Continued from previous post:
Tiberius became co-emperor of Rome with Augustus in 13 CE, so his 15th year would bring us to 27 CE.
The angel Gabriel said that the Messiah would make a “covenant with the many for one week” (7 years). If Jesus began his ministry in 27 CE, then the covenant week ends in 34 CE. What is this covenant week? This is the last 7 years of the 70-week or 490-year, probationary period for the Hebrews. The Messiah was here on earth in person, ready and willing to make a permanent covenant with the Hebrews if they would accept him.
But in 30 CE, in the middle of the last seven years, the Jewish (Hebrew) religious and political leaders successfully schemed to have Jesus killed. Jesus was “cut off and had nothing”, separated and rejected by the chosen people, the people blessed with God’s personal attention for centuries.
What does it mean that Jesus’ death “put an end to the sacrifice and grain offering?” Why did Jesus have to die? All of our decisions and actions have consequences and when we sin it separates us from God – erecting a wall in our relationship with him. God set up a substitutional system that would restore our relationship with him and transfer the punishment (eternal consequences) we would otherwise receive for our bad choices onto something else. Those people living before Jesus was on earth would go to the temple, symbolically transfer their sin onto an innocent animal (usually a lamb) and kill it as a sacrificial substitute. God would accept the substitute, they would be absolved, and their relationship with him would be restored.
Jesus came to this world to be the ultimate sacrifice. He was offering himself as our permanent substitute; taking our punishment, absolving us of sin, and becoming a permanent bridge connecting heaven and earth – God and man. Once he did that, the sacrificial system was “put to an end” because the ultimate sacrificial substitute had died for us (Heb. 10: 11, 12). When John the Baptist saw Jesus coming to be baptized, he appropriately declared, “…Behold, the Lamb of God who takes away the sin of the world!” (John 1: 29)
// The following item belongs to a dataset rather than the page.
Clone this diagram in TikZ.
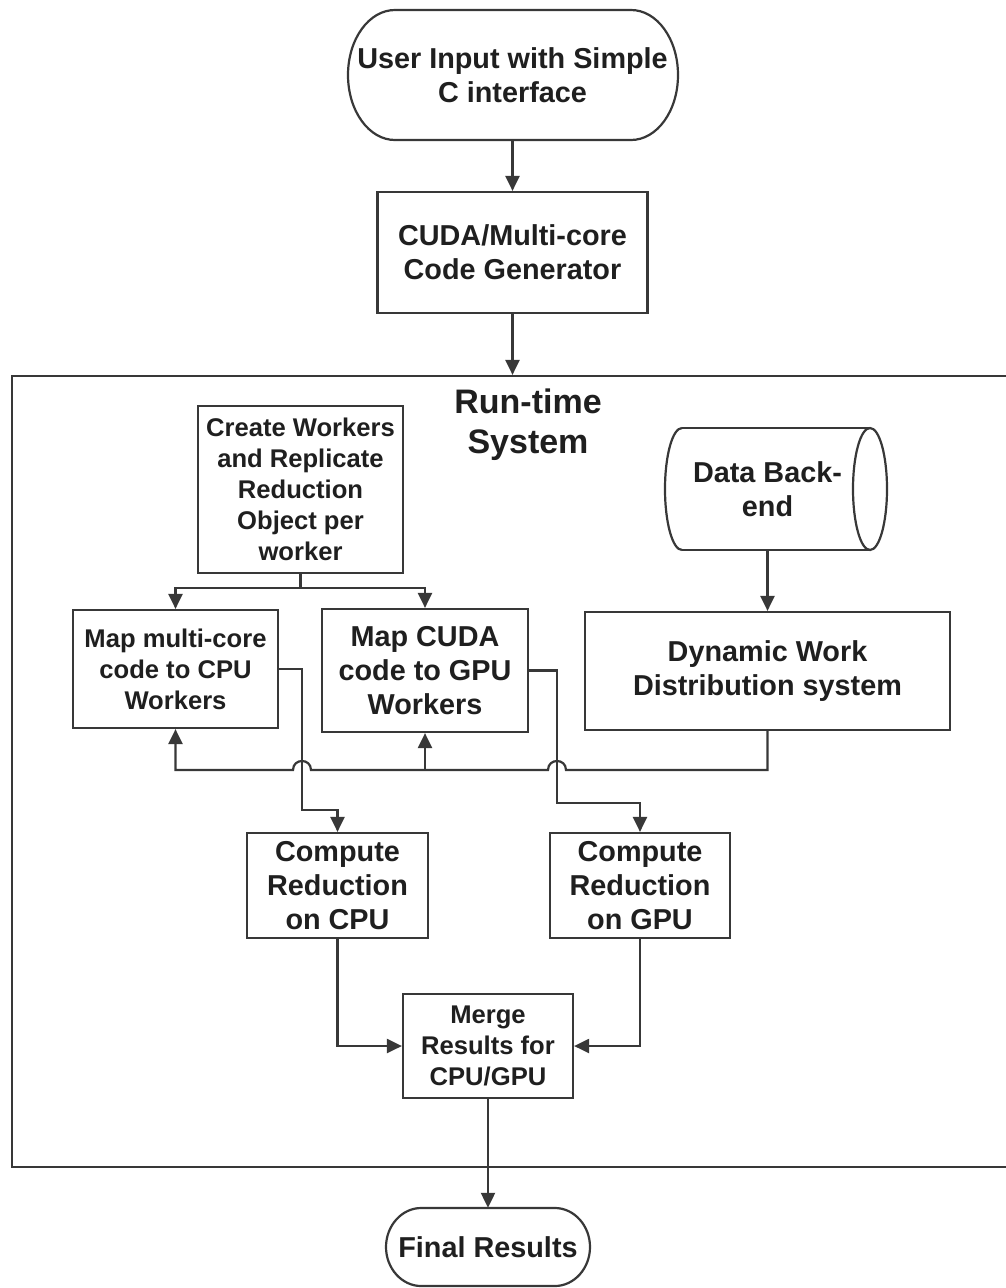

In 34 CE, the time of God’s favoritism towards the Hebrew nation ended because they stubbornly rejected Jesus and his sacrifice for them. God had to start all over from scratch because, although he had a few followers, he “had nothing” in the form of a nation of followers any more. In that same year the Jews killed a Christian named Stephan Stephen and began persecuting all the Christians in the area, so many of them scattered and began preaching wherever they found refuge. God was building a new “nation” of followers, gathering anyone who wanted to belong to him.